C.F.: Là où vous me voyez assis, c'est de là que je vois le monde, c'est-à-dire de Washington D.C. D'ici, je vois l'Afrique et non un pays, fut-il le Cameroun. Je me considère comme un enfant d'Afrique, de l'Afrique tout entière. Aussi le travail que je fais c'est pour l'Afrique, et chaque fois qu'il y a un cas de succès comme l'Afrique du Sud ou le Mali, ou le Bénin, ou le Sénégal, ou le Ghana, cela me fait chaud au cœur ; et chaque fois qu'il y a un échec, que ce soit la RDC ou la Sierra Leone, cela me fait mal au cœur, car je suis attaché à l'Afrique. C'est vrai, je suis Camerounais, je suis autant attaché à mon pays, et cela m'oblige à mettre beaucoup plus d'effort pour que toute contribution que je peux apporter soit pour le bien du Cameroun. Cela dit, je ne me crois pas aussi puissant au sein du NDI pour pouvoir influencer cet institut dans son travail ; le NDI c'est une organisation crédible, connue, qui aujourd'hui a pour président du conseil d'administration Madeleine Albright, ancien secrétaire d'Etat américain, et qui est gérée par des personnes connues à travers le monde pour leur objectivité. Je ne pense donc pas qu'ils soient objectifs dans leur travail ailleurs et se laissent influencer dans le cas du Cameroun par un seul individu. Les gens ne doivent pas prendre prétexte de mes origines anglophones pour faire des spéculations politiques ; le Premier Ministre camerounais est un anglophone ; est-ce pour autant qu'il faille remettre en cause son objectivité ? Je ne le pense pas.
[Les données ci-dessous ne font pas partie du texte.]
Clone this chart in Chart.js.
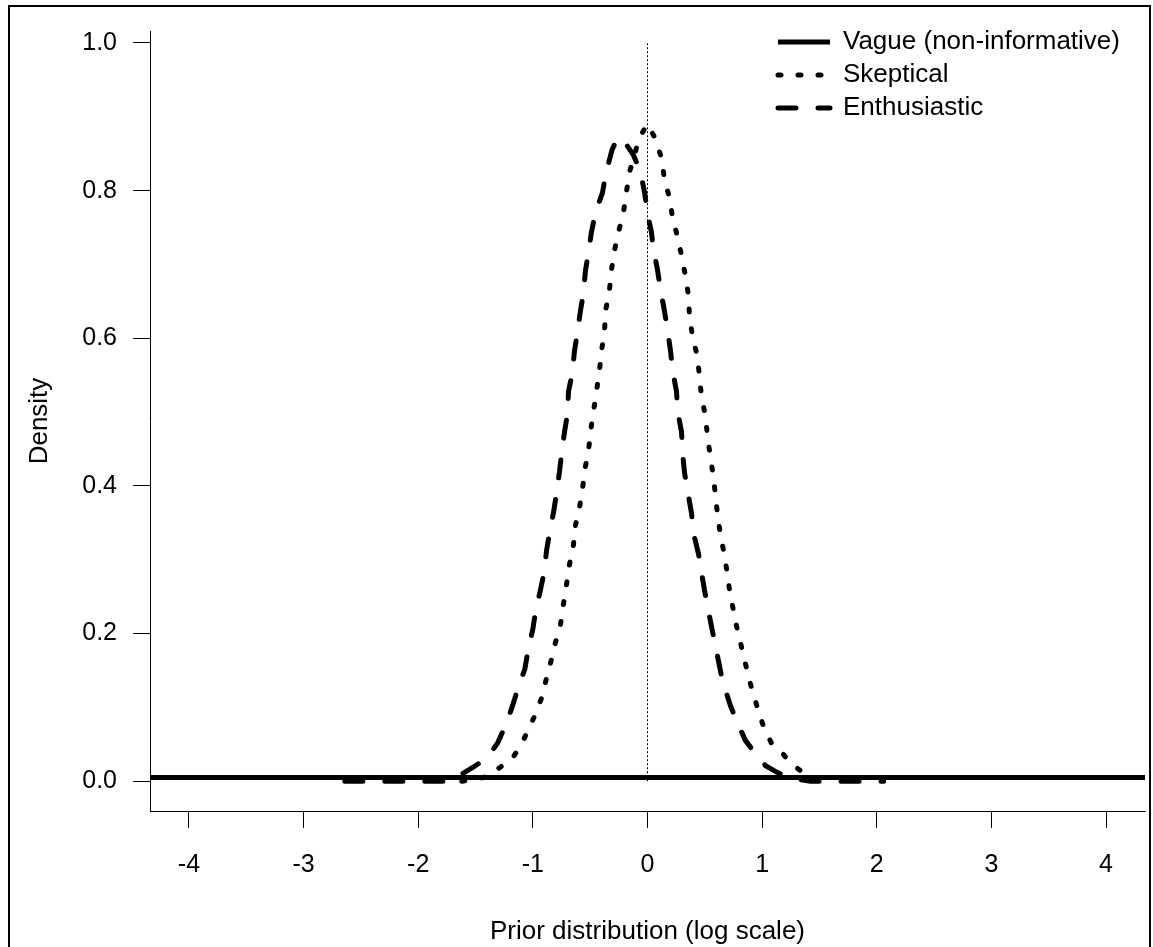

J'émets le vœu profond et l'espoir qu'au fur et à mesure que le Cameroun évolue, nous laissions de côté ces considérations inutiles, pour trouver des Camerounais valables, capables de défendre leur pays à l'intérieur comme à l'extérieur, quelles que soient leurs provinces d'origine ou leurs langues maternelles ou la langue officielle dans laquelle ils s'expriment.